37. Dick (dir. Andrew Fleming, 1999)

Columbia Pictures

“Deep Throat,” the inside informant who provided Bob Woodward and Carl Bernstein with the inside scoop on Watergate, turned out to be FBI Deputy Director Mark Felt – but we prefer this movie’s explanation, which posits that two slightly airheaded teenage interns (played brilliantly by Michelle Williams and Kirsten Dunst) were actually responsible for bringing down Richard Nixon (a brusque, hilarious Dan Hedaya). A delightfully daffy Bizarro-World version of All the President’s Men, director Andrew Fleming’s colorful satire sticks it to the ’70s with wacky aplomb.

Alonso Duralde

36. I Am Cuba (dir. Mikhail Kalatozov, 1964)

Milestone Films

Acclaimed Russian filmmaker Mikhail Kalatozov went to Cuba to both announce the island’s cinematic presence to the world and proclaim the necessity of communism. The result was I Am Cuba, a film that Cuba itself has mostly dismissed as an outsider’s opportunistic representation, but also greatly influenced revolutionary filmmakers around the world, such as Jean-Luc Godard, by using product association and new advertising language, such as Coca-Cola’s billboard and street presence = capitalism bordering on colonialism to contrast visuals like the burning of a sugarcane field after learning it’s been sold to American investors. I Am Cuba is a visual masterpiece.

Brian Formo

35. Team America: World Police (dir. Trey Parker, 2004)

Paramount Pictures

When Trey Parker revealed that his latest satire was about American soldiers who destroy the world while trying to save it, literally played by puppets, his intentions seemed clear: to target George W. Bush’s foreign policy with extreme prejudice. But audiences got more than they bargained for with Team America: World Police, a film that finds fault on all sides: warmongers, pacifists, conscientious objectors and even the musical Rent. The whole world is hollow and plastic, it’s meaningful ideas that give it substance and shape.

William Bibbiani

34. Triumph of the Will (dir. Leni Riefenstahl, 1935)

Universum Film AG

To call Leni Riefenstahl’s 1935 film an example of groundbreaking documentary form isn’t quite enough. It is also blatant, horrifying propaganda. An account of the 1934 Nazi Party Congress that casts aside all but the most cursory elements of “the Jewish Question,” its use of innovative cinematographic techniques served its larger goal: to promote Adolph Hitler’s rise to power and to frame him as Germany’s savior. Valuable as a piece of film history, it’ll still chill you to the bone.

Dave White

33. JFK (dir.
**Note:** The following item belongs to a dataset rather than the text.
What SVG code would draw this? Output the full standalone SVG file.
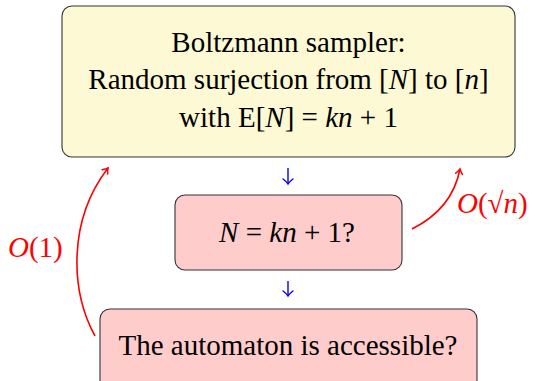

Oliver Stone, 1991)

Warner Bros.

Even for those who aren’t old enough to remember the day JFK was shot, one can still experience the glorious extensive web of mythology that has arisen out of his assassination. What Oliver Stone’s film manages to capture is not the truth of the matter, but the swirling miasma of conspiracies, lies, and uncertainty that followed the event. We’ve elected to lose ourselves in the minutiae of the assassination. What we really needed to do was mourn.

Witney Seibold

32. Starship Troopers (dir. Paul Verhoeven, 1997)

TriStar Pictures

War makes fascists of us all. That’s the lesson Paul Verhoeven wants us to take away from his visceral bug planet sci-fi actioner. But what’s most interesting about Troopers is that Verhoeven (who grew up in Nazi-occupied Holland) chooses to introduce nationalism in such a borderline-appealing way (class friends! co-ed showers!) that we don’t see the lack of individuality and perspective until its too late.

With this approach, Verhoeven is able to show how Nazi Germany and Fascist Italy rose to power, during a time that it seems inconceivable to us that they’d have such immense civilian support. And that—despite our sayings otherwise—it could happen again.

Brian Formo

31. 1776 (dir. Peter H. Hunt, 1972)

Columbia Pictures

It’s “Declaration of Independence: The Musical” in this sprightly adaptation of the Tony-winning show about John Adams (William Daniels), Benjamin Franklin (Howard Da Silva) and Thomas Jefferson (Ken Howard), and how they managed to unite 13 fractious colonies to revolt against the British Empire. The songs are catchy, the Founding Fathers are treated like human beings and not waxworks, the difficult work of coalition-building gets its due, and 1776 is surprisingly suspenseful for a movie whose ending you already know. (Spoiler: They sign it.)